Proteins make waves and surf them in the cell membrane

Pictorial representation of wave generation in our cell membrane model.

A new stochastic equation for active, growing interfaces predicts the evolving shape of a cellular membrane.

From a physicist's point of view, perhaps the most intriguing feature of biological systems is that they are constantly held away from thermodynamic equilibrium by active processes: the inert atoms and molecules of classical statistical mechanics are replaced by active entities which consume energy and may move of their own volition. Likewise active matter - which is composed of many such active entities - can itself grow and change shape.

The range of lengthscales spanned by theories of active matter is stunningly large.

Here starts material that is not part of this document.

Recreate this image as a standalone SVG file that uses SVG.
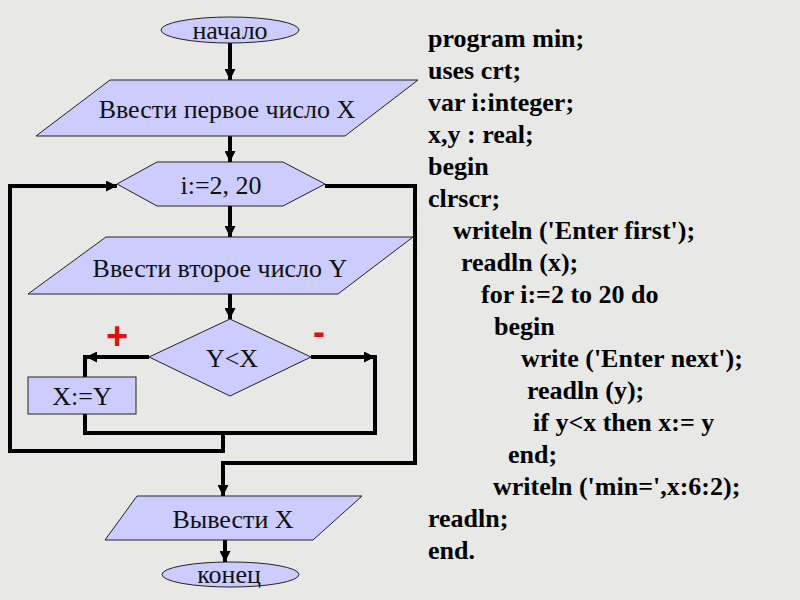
<svg xmlns="http://www.w3.org/2000/svg" width="800" height="600" viewBox="0 0 800 600">
<defs>
<marker id="arr" viewBox="0 0 10 10" refX="10" refY="5" markerWidth="11" markerHeight="11" markerUnits="userSpaceOnUse" orient="auto">
<path d="M0,0 L10,5 L0,10 z" fill="#000"/>
</marker>
<style>
.shape{fill:#ccccff;stroke:#222;stroke-width:1}
.lbl{font-family:"Liberation Serif","Times New Roman",serif;font-size:26px;fill:#111;text-anchor:middle}
.code{font-family:"Liberation Serif","Times New Roman",serif;font-size:26px;font-weight:bold;fill:#000}
.conn{fill:none;stroke:#000;stroke-width:4}
.sign{font-family:"Liberation Sans",Arial,sans-serif;font-weight:bold;fill:#e01010;text-anchor:middle}
</style>
</defs>
<rect x="0" y="0" width="800" height="600" fill="#e8e8e6"/>

<g id="connectors">
<line class="conn" x1="230" y1="43" x2="230" y2="80" marker-end="url(#arr)"/>
<line class="conn" x1="230" y1="136" x2="230" y2="162" marker-end="url(#arr)"/>
<line class="conn" x1="230" y1="206" x2="230" y2="237" marker-end="url(#arr)"/>
<line class="conn" x1="230" y1="294" x2="230" y2="319" marker-end="url(#arr)"/>
<line class="conn" x1="149" y1="357" x2="86" y2="357" marker-end="url(#arr)"/>
<polyline class="conn" points="85,355 85,377"/>
<line class="conn" x1="311" y1="357" x2="375" y2="357" marker-end="url(#arr)"/>
<polyline class="conn" points="375,355 375,433"/>
<polyline class="conn" points="85,414 85,433 377,433"/>
<polyline class="conn" points="223,433 223,451 10,451 10,186 117,186" marker-end="url(#arr)"/>
<polyline class="conn" points="325,186 415,186 415,463 223,463 223,496" marker-end="url(#arr)"/>
<line class="conn" x1="225" y1="540" x2="225" y2="562" marker-end="url(#arr)"/>
</g>

<g id="start">
<rect class="shape" x="161" y="17" width="138" height="26" rx="69" ry="13"/>
<text class="lbl" x="230" y="39">начало</text>
</g>
<g id="input1">
<polygon class="shape" points="110,80 418,80 345,136 36,136"/>
<text class="lbl" x="227" y="118">Ввести первое число X</text>
</g>
<g id="loop">
<polygon class="shape" points="117,184 157,162 283,162 325,184 283,206 157,206"/>
<text class="lbl" x="221" y="194">i:=2, 20</text>
</g>
<g id="input2">
<polygon class="shape" points="106,237 413,237 338,294 28,294"/>
<text class="lbl" x="220" y="277">Ввести второе число Y</text>
</g>
<g id="cond">
<polygon class="shape" points="230,319 311,357 230,396 149,357"/>
<text class="lbl" x="232" y="367">Y&lt;X</text>
</g>
<g id="assign">
<rect class="shape" x="28" y="377" width="108" height="37"/>
<text class="lbl" x="82" y="405">X:=Y</text>
</g>
<g id="output">
<polygon class="shape" points="137,496 362,496 313,540 105,540"/>
<text class="lbl" x="233" y="528">Вывести X</text>
</g>
<g id="end">
<rect class="shape" x="162" y="562" width="137" height="25" rx="68" ry="12.5"/>
<text class="lbl" x="229" y="583">конец</text>
</g>

<g id="signs">
<text class="sign" x="117" y="349" font-size="38">+</text>
<text class="sign" x="319" y="344" font-size="36">-</text>
</g>

<g id="code">
<text class="code" x="428" y="47">program min;</text>
<text class="code" x="428" y="79">uses crt;</text>
<text class="code" x="428" y="111">var i:integer;</text>
<text class="code" x="428" y="143">x,y : real;</text>
<text class="code" x="428" y="175">begin</text>
<text class="code" x="428" y="207">clrscr;</text>
<text class="code" x="453" y="239">writeln ('Enter first');</text>
<text class="code" x="461" y="271">readln (x);</text>
<text class="code" x="481" y="303">for i:=2 to 20 do</text>
<text class="code" x="494" y="335">begin</text>
<text class="code" x="521" y="367">write ('Enter next');</text>
<text class="code" x="527" y="399">readln (y);</text>
<text class="code" x="533" y="431">if y&lt;x then x:= y</text>
<text class="code" x="508" y="463">end;</text>
<text class="code" x="493" y="495">writeln ('min=',x:6:2);</text>
<text class="code" x="428" y="527">readln;</text>
<text class="code" x="428" y="559">end.</text>
</g>
</svg>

Consider a cell: on the one hand it is the active component of bigger systems such as tissues, on the other hand it is itself an active system, whose constituents are those proteins regulating the whole cellular machinery.

Francesco Cagnetta (Higgs STFC PhD student), Martin Evans (Professor of Statistical Physics) and Davide Marenduzzo (Professor of Computational Biophysics) analyse the effects of activity on growing interfaces and how this produces the striking patterns that have been puzzling experimentalists studying red blood cell membranes.  Specifically, the authors extend the celebrated Kardar-Parisi-Zhang (KPZ) equation, known to predict the universal features of many out-of-equilibrium systems, to deal with the local source of growth provided by membrane proteins.  Their theory proposes an explanation for the self-organisation of proteins: dynamic nanoclusters of proteins are formed which induce travelling waves of growth in the membrane. Intriguingly, these travelling undulations of the membrane are in turn surfed by the protein nanoclusters that produced them!

The work was made an Editors' Selection in Physical Review Letters and has been highlighted by a Viewpoint in APS Physics.